"They've always known roughly where I am. Too much territory to search blind." I stand, work the stiffness from my joints. "But now they have specifics. They'll be back."
"With how many?"
"Enough to be sure they can take us." I start prepping gear—magazines, water, emergency supplies. "Which gives us maybe twelve hours. Twenty-four if we're lucky."
Sierra stands too, tests her injured shoulder with a grimace. The bandage shows fresh blood seepage. Not good, but not critical. Yet. Without antibiotics, infection is just a matter of time.
"So what's the plan?" she asks. "Run?"
"Running just delays the inevitable. They'll track us, wait for weather or terrain to give them an advantage, then hit us when we're vulnerable." I hand her an energy bar. "We need to change the dynamic."
"How?"
The plan's been forming in my head since I saw that figure on the ridge. Risky. Probably suicidal. But it's the only way to force Shepherd's hand.
"You cracked their communications pattern. You know how they talk, what protocols they use." I pull out the stolen sat phone from the dead drop. "We use that."
Understanding dawns in her eyes. "Plant false intel."
"Make them think we've identified Shepherd. That we have proof, evidence, documentation. That we're preparing to transmit everything to federal authorities." I turn the sat phone over in my hands. "When they move to stop us, we'll be ready."
"That's a great way to get us both killed."
"Yeah." I meet her gaze. "But it's the only way to draw them out. Force them to commit before they're ready. Before they have overwhelming numbers."
Sierra's quiet for a long moment. Then she nods. "Okay. Let's do it."
We spend the morning preparing. Sierra works on the sat phone, cracking the encryption with tools on her laptop. I prep our defensive position—sight lines, fallback routes, fields of fire. It's not much. This shelter was designed for concealment, not combat. But it'll have to do.
Midday, Sierra takes a break. Sits beside me while I clean weapons, check ammunition counts. We're running low on everything. Food, water, ammo. Medical supplies. If this doesn't work, we won't last another week.

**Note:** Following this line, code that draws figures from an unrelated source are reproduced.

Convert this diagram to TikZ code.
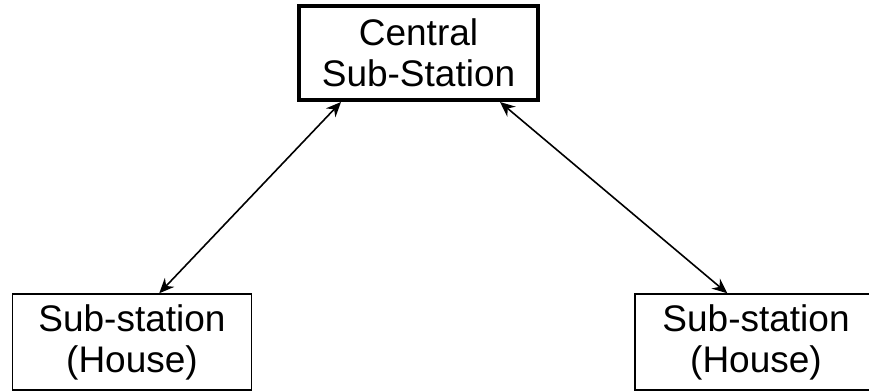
\documentclass[tikz,border=0pt]{standalone}
\usepackage{fontspec}
\setmainfont{Liberation Sans}
\usepackage{tikz}
\usetikzlibrary{arrows.meta}

\tikzset{
  station/.style={draw, line width=1.5pt, align=center, inner sep=0pt,
    font=\fontsize{37}{41}\selectfont},
  link/.style={line width=1.6pt, >={Stealth[length=15pt,width=13pt,inset=5pt]}, <->}
}

\begin{document}
\begin{tikzpicture}[x=1pt,y=1pt]
\useasboundingbox (0,0) rectangle (869,391);
\clip (0,0) rectangle (869,391);
%\draw[help lines,step=50] (0,0) grid (869,391);
\node [station, line width=4pt, minimum width=239pt, minimum height=94pt] (central) at (418.5,338) {Central\\Sub-Station};
\node [station, minimum width=239pt, minimum height=96pt] (houseL) at (132,49) {Sub-station\\(House)};
\node [station, minimum width=242pt, minimum height=96pt] (houseR) at (756,49) {Sub-station\\(House)};
\draw [link] ([xshift=44pt]central.south west) -- ([xshift=-93pt]houseL.north east);
\draw [link] ([xshift=-40pt]central.south east) -- ([xshift=93pt]houseR.north west);
\end{tikzpicture}
\end{document}
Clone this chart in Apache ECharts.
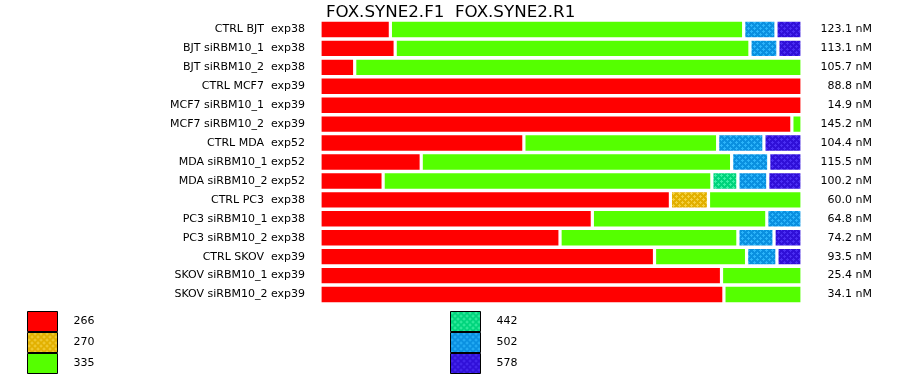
<!DOCTYPE html>
<html><head><meta charset="utf-8">
<script src="https://cdn.jsdelivr.net/npm/echarts@6/dist/echarts.min.js"></script>
<style>html,body{margin:0;padding:0;background:#fff}#c{width:900px;height:375px}</style>
</head><body><div id="c"></div>
<script>
const titleText = 'FOX.SYNE2.F1  FOX.SYNE2.R1';
const categories = ['CTRL BJT  exp38','BJT siRBM10_1  exp38','BJT siRBM10_2  exp38','CTRL MCF7  exp39','MCF7 siRBM10_1  exp39','MCF7 siRBM10_2  exp39','CTRL MDA  exp52','MDA siRBM10_1 exp52','MDA siRBM10_2 exp52','CTRL PC3  exp38','PC3 siRBM10_1 exp38','PC3 siRBM10_2 exp38','CTRL SKOV  exp39','SKOV siRBM10_1 exp39','SKOV siRBM10_2 exp39'];
const concLabels = ['123.1 nM','113.1 nM','105.7 nM','88.8 nM','14.9 nM','145.2 nM','104.4 nM','115.5 nM','100.2 nM','60.0 nM','64.8 nM','74.2 nM','93.5 nM','25.4 nM','34.1 nM'];
const seriesNames = ['266','270','335','442','502','578'];
const v266 = [14.6,15.6,7.2,100,100,97.9,42.3,21.0,13.1,72.7,56.5,49.8,69.4,83.3,83.8];
const v270 = [0,0,0,0,0,0,0,0,0,7.9,0,0,0,0,0];
const v335 = [73.3,73.6,92.8,0,0,2.1,40.2,64.4,68.2,19.4,36.2,36.9,19.1,16.7,16.2];
const v442 = [0,0,0,0,0,0,0,0,5.4,0,0,0,0,0,0];
const v502 = [6.7,5.8,0,0,0,0,9.6,7.7,6.2,0,7.3,7.5,6.3,0,0];
const v578 = [5.4,5.0,0,0,0,0,7.9,6.9,7.1,0,0,5.8,5.2,0,0];
const values = [v266,v270,v335,v442,v502,v578];

function pat(base, dot){
  const c = document.createElement('canvas'); c.width = 6; c.height = 6;
  const g = c.getContext('2d');
  g.fillStyle = base; g.fillRect(0,0,6,6);
  g.fillStyle = dot;
  [[1,1],[4,4]].forEach(([x,y])=>{
    g.fillRect(x-1,y,3,1); g.fillRect(x,y-1,1,3);
  });
  return {image:c, repeat:'repeat'};
}
const fills = ['#ff0000', pat('#e2b000','#f4d040'), '#55ff00', pat('#00d47c','#3cf0a4'), pat('#0a90e0','#2cb4fa'), pat('#3010d8','#4a2ef2')];

const FONT = 'DejaVu Sans';
const chart = echarts.init(document.getElementById('c'), null, {renderer:'canvas'});
chart.setOption({
  animation:false,
  backgroundColor:'#fff',
  title:{text:titleText, left:321, top:-1, textStyle:{fontFamily:FONT, fontSize:16.7, fontWeight:'normal', color:'#000'}},
  grid:{left:320, right:98, top:20, height:284, containLabel:false},
  xAxis:{type:'value', min:0, max:100, show:false},
  yAxis:[
    {type:'category', data:categories, inverse:true, axisLine:{show:false}, axisTick:{show:false},
     axisLabel:{margin:15, fontFamily:FONT, fontSize:11, color:'#000'}},
    {type:'category', data:concLabels, inverse:true, position:'right', axisLine:{show:false}, axisTick:{show:false},
     axisLabel:{margin:70, align:'right', fontFamily:FONT, fontSize:11, color:'#000'}}
  ],
  legend:[
    {data:seriesNames.slice(0,3), orient:'vertical', left:27, top:311, padding:0, itemGap:0, itemWidth:30, itemHeight:20,
     icon:'rect', itemStyle:{borderColor:'#000', borderWidth:1}, selectedMode:false,
     textStyle:{fontFamily:FONT, fontSize:11, color:'#000', padding:[0,0,0,11]}},
    {data:seriesNames.slice(3), orient:'vertical', left:450, top:311, padding:0, itemGap:0, itemWidth:30, itemHeight:20,
     icon:'rect', itemStyle:{borderColor:'#000', borderWidth:1}, selectedMode:false,
     textStyle:{fontFamily:FONT, fontSize:11, color:'#000', padding:[0,0,0,11]}}
  ],
  series: seriesNames.map((n,i)=>({
    name:n, type:'bar', stack:'all', yAxisIndex:0, barWidth:18.6,
    data: values[i].map(v=> v===0 ? '-' : v),
    itemStyle:{color:fills[i], borderColor:'#fff', borderWidth:1.6}
  }))
});
</script></body></html>
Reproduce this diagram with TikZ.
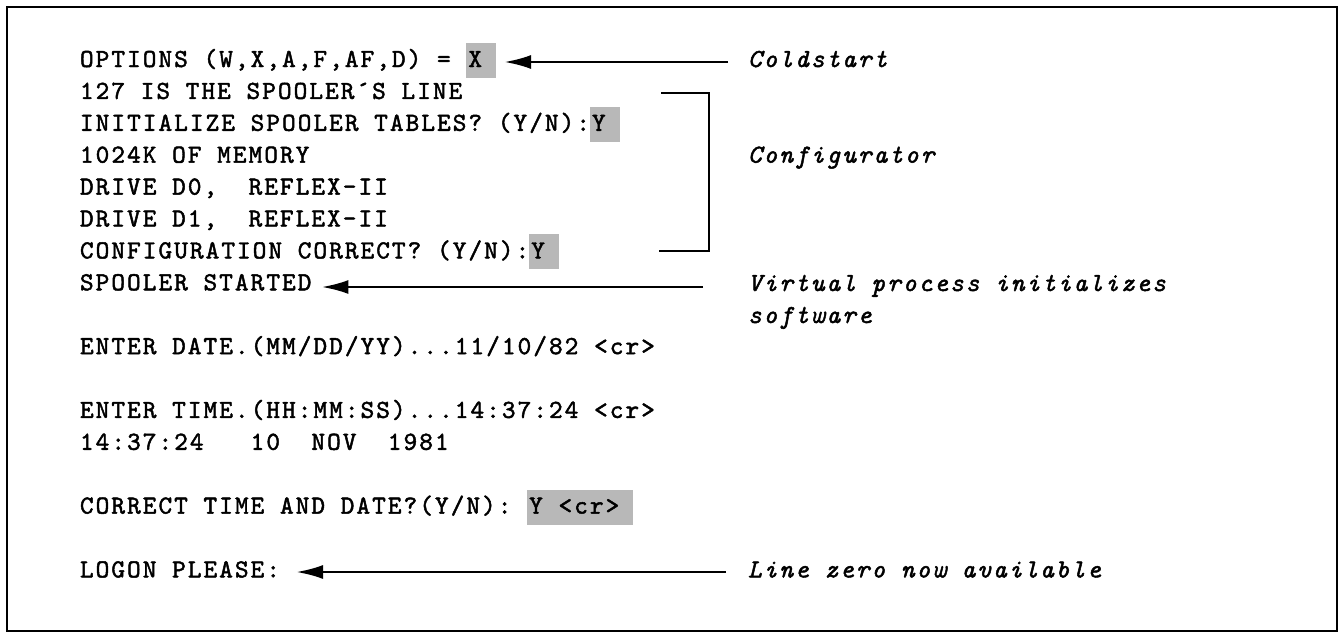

"Can I ask you something?" she says.
"Shoot."
"If we survive this—" She pauses, corrects herself. "When we survive this. What happens to you?"
The question hits harder than it should. I've been so focused on the next threat, the next day, the next hour, that I haven't let myself think past survival.
"I don't know," I admit.
"You can't stay dead forever." She watches me work, those sharp eyes seeing too much. "Bryn deserves to know you're alive. Even if it's complicated. Even if it's dangerous."
My hands still on the rifle. "What if she can't forgive me?"
"What if she can?" Sierra shifts closer, winces as her shoulder protests. "You won't know unless you try."
The words settle between us, heavy with truth I've been avoiding for eleven months. I left Bryn thinking I was dead. Let her grieve, let her search, let her blame herself for not finding me. All because I thought disappearing would keep her safe.
But maybe I was wrong. Maybe protecting her means something different than I thought.
"I'm scared," I say quietly. The admission costs me, but Sierra's earned the truth. "Not of dying. I've made peace with that. But of coming back. Of facing her. Of seeing the hurt I caused."
"She's stronger than you think." Sierra's hand finds mine, squeezes. "And she loves you. That doesn't just disappear because you made a hard choice."
I want to believe her. God, I want to believe that there's a way back from this. That I haven't burned every bridge, destroyed every connection. That someone like me—someone who's spent a year living like an animal in the woods—can rejoin the world.
For the first time since Joel and Tate died, I let myself imagine it. Not just surviving. Living. Having a future that extends beyond the next firefight.